Goal-conditioned supervised learning (GCSL) is an offline fine-tuning framework for large language models that treats feedback signals—ratings, scores, or quality grades—as explicit goals and trains models through supervised learning to generate responses that hit those targets. Unlike reinforcement learning approaches that require external reward models and iterative rollouts, GCSL runs entirely offline. Unlike supervised fine-tuning (SFT), which collapses graded feedback into binary accept/reject labels, and direct preference optimization (DPO), which needs paired preference data, GCSL uses raw graded feedback directly.

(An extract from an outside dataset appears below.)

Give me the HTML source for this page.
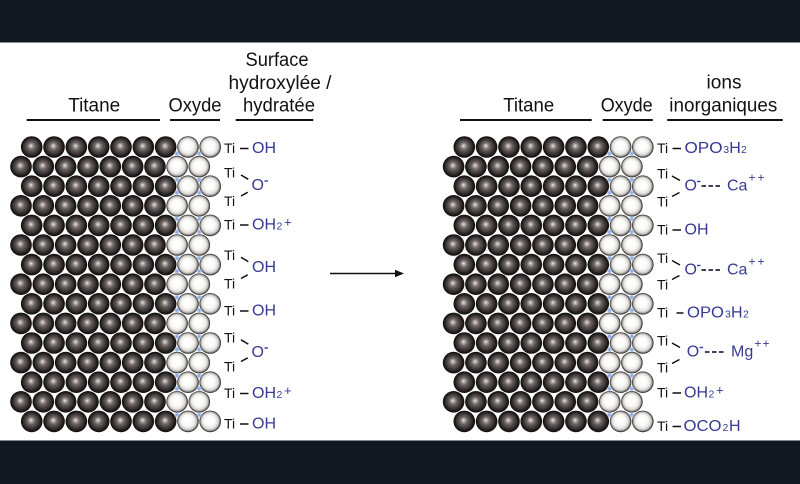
<!DOCTYPE html>
<html><head><meta charset="utf-8">
<style>
html,body{margin:0;padding:0;background:#fff;}
svg{display:block;}
text{font-family:"Liberation Sans",Arial,sans-serif;}
.h{font-size:19px;fill:#111;}
.k{font-size:14px;fill:#111;}
.b{font-size:16px;fill:#373a93;}
.s{font-size:10.5px;fill:#373a93;}
.p{font-size:13px;fill:#373a93;}
.pp{font-size:12px;fill:#373a93;}
</style></head>
<body>
<svg width="800" height="484" viewBox="0 0 800 484" xmlns="http://www.w3.org/2000/svg">
<defs>
<radialGradient id="gd" cx="0.5" cy="0.5" r="0.5" fx="0.46" fy="0.44">
<stop offset="0" stop-color="#f2f0f0"/>
<stop offset="0.13" stop-color="#b3adab"/>
<stop offset="0.36" stop-color="#6a6362"/>
<stop offset="0.66" stop-color="#3e3837"/>
<stop offset="0.86" stop-color="#1f1b1b"/>
<stop offset="1" stop-color="#0c0a0a"/>
</radialGradient>
<radialGradient id="gl" cx="0.5" cy="0.5" r="0.5" fx="0.44" fy="0.42">
<stop offset="0" stop-color="#ffffff"/>
<stop offset="0.45" stop-color="#fbfbf9"/>
<stop offset="0.70" stop-color="#e5e4e1"/>
<stop offset="0.84" stop-color="#b9b8b5"/>
<stop offset="0.93" stop-color="#5a5957"/>
<stop offset="1" stop-color="#1c1c1c"/>
</radialGradient>
<radialGradient id="gb" cx="0.5" cy="0.5" r="0.5">
<stop offset="0" stop-color="#7f9be0"/>
<stop offset="0.6" stop-color="#a9bbea" stop-opacity="0.9"/>
<stop offset="1" stop-color="#c8d4f2" stop-opacity="0"/>
</radialGradient>
<circle id="d" r="10.8" fill="url(#gd)"/>
<circle id="l" r="10.8" fill="url(#gl)"/>
<circle id="bd" r="3" fill="url(#gb)"/>
<g id="re">
<use href="#d" x="31.7"/><use href="#d" x="54.03"/><use href="#d" x="76.36"/><use href="#d" x="98.69"/><use href="#d" x="121.02"/><use href="#d" x="143.35"/><use href="#d" x="165.68"/>
<use href="#l" x="188"/><use href="#l" x="210.2"/>
</g>
<g id="ro">
<use href="#d" x="21"/><use href="#d" x="43.33"/><use href="#d" x="65.66"/><use href="#d" x="87.99"/><use href="#d" x="110.32"/><use href="#d" x="132.65"/><use href="#d" x="154.98"/>
<use href="#l" x="177.1"/><use href="#l" x="199.3"/>
</g>
<g id="dp"><use href="#bd" x="176.9"/><use href="#bd" x="199.2"/></g>
<g id="dia">
<use href="#re" y="147"/>
<use href="#ro" y="166.6"/>
<use href="#re" y="186.2"/>
<use href="#ro" y="205.8"/>
<use href="#re" y="225.4"/>
<use href="#ro" y="245"/>
<use href="#re" y="264.6"/>
<use href="#ro" y="284.2"/>
<use href="#re" y="303.8"/>
<use href="#ro" y="323.4"/>
<use href="#re" y="343"/>
<use href="#ro" y="362.6"/>
<use href="#re" y="382.2"/>
<use href="#ro" y="401.8"/>
<use href="#re" y="421.4"/>
<use href="#dp" y="153.5"/>
<use href="#dp" y="179.7"/><use href="#dp" y="192.7"/>
<use href="#dp" y="218.9"/><use href="#dp" y="231.9"/>
<use href="#dp" y="258.1"/><use href="#dp" y="271.1"/>
<use href="#dp" y="297.3"/><use href="#dp" y="310.3"/>
<use href="#dp" y="336.5"/><use href="#dp" y="349.5"/>
<use href="#dp" y="375.7"/><use href="#dp" y="388.7"/>
<use href="#dp" y="414.9"/>
</g>
</defs>

<rect x="0" y="0" width="800" height="484" fill="#ffffff"/>
<rect x="0" y="0" width="800" height="42.5" fill="#121820"/>
<rect x="0" y="440.5" width="800" height="43.5" fill="#121820"/>

<!-- Left headers -->
<text class="h" x="94.2" y="111.5" text-anchor="middle" textLength="52" lengthAdjust="spacingAndGlyphs">Titane</text>
<text class="h" x="195" y="111.5" text-anchor="middle" textLength="53" lengthAdjust="spacingAndGlyphs">Oxyde</text>
<text class="h" x="277" y="66" text-anchor="middle" textLength="63" lengthAdjust="spacingAndGlyphs">Surface</text>
<text class="h" x="280" y="89" text-anchor="middle" textLength="103" lengthAdjust="spacingAndGlyphs">hydroxylée /</text>
<text class="h" x="279" y="111.5" text-anchor="middle" textLength="72" lengthAdjust="spacingAndGlyphs">hydratée</text>
<g stroke="#111" stroke-width="2">
<line x1="26.7" y1="120" x2="160" y2="120"/>
<line x1="170" y1="120" x2="220" y2="120"/>
<line x1="235.7" y1="120" x2="313.3" y2="120"/>
<line x1="460" y1="120" x2="591.7" y2="120"/>
<line x1="602.7" y1="120" x2="652.7" y2="120"/>
<line x1="667.3" y1="120" x2="782.7" y2="120"/>
</g>

<!-- Right headers -->
<text class="h" x="528.7" y="111.5" text-anchor="middle" textLength="51" lengthAdjust="spacingAndGlyphs">Titane</text>
<text class="h" x="626.7" y="111.5" text-anchor="middle" textLength="52" lengthAdjust="spacingAndGlyphs">Oxyde</text>
<text class="h" x="724" y="88.5" text-anchor="middle" textLength="35" lengthAdjust="spacingAndGlyphs">ions</text>
<text class="h" x="723.3" y="111.5" text-anchor="middle" textLength="108" lengthAdjust="spacingAndGlyphs">inorganiques</text>

<!-- Sphere diagrams -->
<use href="#dia"/>
<use href="#dia" x="432.6"/>

<!-- Arrow -->
<line x1="330" y1="273.5" x2="397" y2="273.5" stroke="#111" stroke-width="1.5"/>
<polygon points="404,273.5 395,269.8 395,277.2" fill="#111"/>

<!-- Left labels -->
<g stroke="#111" stroke-width="1.5" fill="none">
<line x1="240" y1="148.5" x2="248.5" y2="148.5"/>
<line x1="241" y1="175" x2="248.3" y2="179.3"/>
<line x1="241" y1="196" x2="247.7" y2="192.3"/>
<line x1="240" y1="225" x2="248.5" y2="225"/>
<line x1="241" y1="257.3" x2="248.3" y2="261.6"/>
<line x1="241" y1="278.5" x2="247.7" y2="274.8"/>
<line x1="240" y1="311" x2="248.5" y2="311"/>
<line x1="241" y1="339.8" x2="248.3" y2="344.1"/>
<line x1="241" y1="361.5" x2="247.7" y2="357.8"/>
<line x1="240" y1="393.5" x2="248.5" y2="393.5"/>
<line x1="240" y1="424" x2="248.5" y2="424"/>
</g>
<g stroke="#373a93" stroke-width="1.4">
<line x1="264.5" y1="181" x2="268" y2="181"/>
<line x1="264.5" y1="348" x2="268" y2="348"/>
</g>
<text class="k" x="224" y="153">Ti</text>
<text class="b" x="252" y="153">OH</text>

<text class="k" x="224" y="177.7">Ti</text>
<text class="k" x="224" y="206">Ti</text>
<text class="b" x="251.5" y="190">O</text>

<text class="k" x="224" y="229.5">Ti</text>
<text class="b" x="252" y="229.5">OH</text>
<text class="s" x="276.5" y="229.5">2</text>
<text class="p" x="284" y="226.5">+</text>

<text class="k" x="224" y="260">Ti</text>
<text class="k" x="224" y="288.5">Ti</text>
<text class="b" x="252" y="272">OH</text>

<text class="k" x="224" y="315.5">Ti</text>
<text class="b" x="252" y="315.5">OH</text>

<text class="k" x="224" y="342.5">Ti</text>
<text class="k" x="224" y="371.5">Ti</text>
<text class="b" x="251.5" y="357">O</text>

<text class="k" x="224" y="398">Ti</text>
<text class="b" x="252" y="398">OH</text>
<text class="s" x="276.5" y="398">2</text>
<text class="p" x="284" y="395">+</text>

<text class="k" x="224" y="428.5">Ti</text>
<text class="b" x="252" y="428.5">OH</text>

<!-- Right labels -->
<g stroke="#111" stroke-width="1.5" fill="none">
<line x1="672.5" y1="148.5" x2="681" y2="148.5"/>
<line x1="672" y1="176" x2="680" y2="180.5"/>
<line x1="672" y1="196.5" x2="679.5" y2="192.5"/>
<line x1="672.5" y1="230" x2="681" y2="230"/>
<line x1="672" y1="260.5" x2="680" y2="265"/>
<line x1="672" y1="279.5" x2="679.5" y2="275.5"/>
<line x1="676.5" y1="313" x2="683.5" y2="313"/>
<line x1="672" y1="343" x2="680" y2="347.5"/>
<line x1="672" y1="363.5" x2="679.5" y2="359.5"/>
<line x1="672.5" y1="393" x2="681" y2="393"/>
<line x1="672.5" y1="426.5" x2="681" y2="426.5"/>
</g>
<g stroke="#1e1e3a" stroke-width="1.7">
<line x1="701.5" y1="186" x2="706" y2="186"/><line x1="708.5" y1="186" x2="713" y2="186"/><line x1="715.5" y1="186" x2="720" y2="186"/>
<line x1="701.5" y1="270" x2="706" y2="270"/><line x1="708.5" y1="270" x2="713" y2="270"/><line x1="715.5" y1="270" x2="720" y2="270"/>
<line x1="705" y1="352" x2="709.5" y2="352"/><line x1="712" y1="352" x2="716.5" y2="352"/><line x1="719" y1="352" x2="723.5" y2="352"/>
</g>
<g stroke="#373a93" stroke-width="1.4">
<line x1="697" y1="181.5" x2="700.5" y2="181.5"/>
<line x1="697" y1="265.5" x2="700.5" y2="265.5"/>
<line x1="699.5" y1="347.5" x2="703" y2="347.5"/>
</g>

<text class="k" x="657" y="153">Ti</text>
<text class="b" x="684.5" y="153" textLength="38" lengthAdjust="spacingAndGlyphs">OPO</text>
<text class="s" x="723.3" y="153">3</text>
<text class="b" x="729.3" y="153">H</text>
<text class="s" x="741" y="153">2</text>

<text class="k" x="657" y="178.5">Ti</text>
<text class="k" x="657" y="206.5">Ti</text>
<text class="b" x="684.5" y="190.5">O</text>
<text class="b" x="727" y="190.5">Ca</text>
<text class="pp" x="748.5" y="181.5" textLength="16" lengthAdjust="spacing">++</text>

<text class="k" x="657" y="234.5">Ti</text>
<text class="b" x="684.5" y="234.5">OH</text>

<text class="k" x="657" y="263">Ti</text>
<text class="k" x="657" y="289.5">Ti</text>
<text class="b" x="684.5" y="274.5">O</text>
<text class="b" x="727" y="274.5">Ca</text>
<text class="pp" x="748.5" y="265.5" textLength="16" lengthAdjust="spacing">++</text>

<text class="k" x="657" y="317.5">Ti</text>
<text class="b" x="687" y="317.5" textLength="37" lengthAdjust="spacingAndGlyphs">OPO</text>
<text class="s" x="725" y="317.5">3</text>
<text class="b" x="731" y="317.5">H</text>
<text class="s" x="743" y="317.5">2</text>

<text class="k" x="657" y="345.5">Ti</text>
<text class="k" x="657" y="372.5">Ti</text>
<text class="b" x="686.7" y="356.5">O</text>
<text class="b" x="731" y="356.5">Mg</text>
<text class="pp" x="754.5" y="347.5" textLength="15" lengthAdjust="spacing">++</text>

<text class="k" x="657" y="397.5">Ti</text>
<text class="b" x="684" y="397.5">OH</text>
<text class="s" x="708.5" y="397.5">2</text>
<text class="p" x="716" y="394.5">+</text>

<text class="k" x="657" y="431">Ti</text>
<text class="b" x="683.5" y="431" textLength="38" lengthAdjust="spacingAndGlyphs">OCO</text>
<text class="s" x="722.5" y="431">2</text>
<text class="b" x="729" y="431">H</text>
</svg>
</body></html>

The authors introduce a goal formulation that trains models to produce outputs above a quality threshold rather than imitating a filtered high-quality subset, a design intended to avoid the bounded-learning effect where models plateau at the ceiling of their training data. Natural-language goal representations let the model apply its semantic reasoning to the quality target itself.
Evaluated on non-toxic generation, code generation, and LLM-based recommendation, GCSL outperformed standard offline baselines—SFT and DPO—while keeping the data requirements and computational cost of supervised learning. The method does not require a separate reward model, preference annotations, or online sampling. The preprint (arXiv:2605.16345v1) was posted May 19, 2026.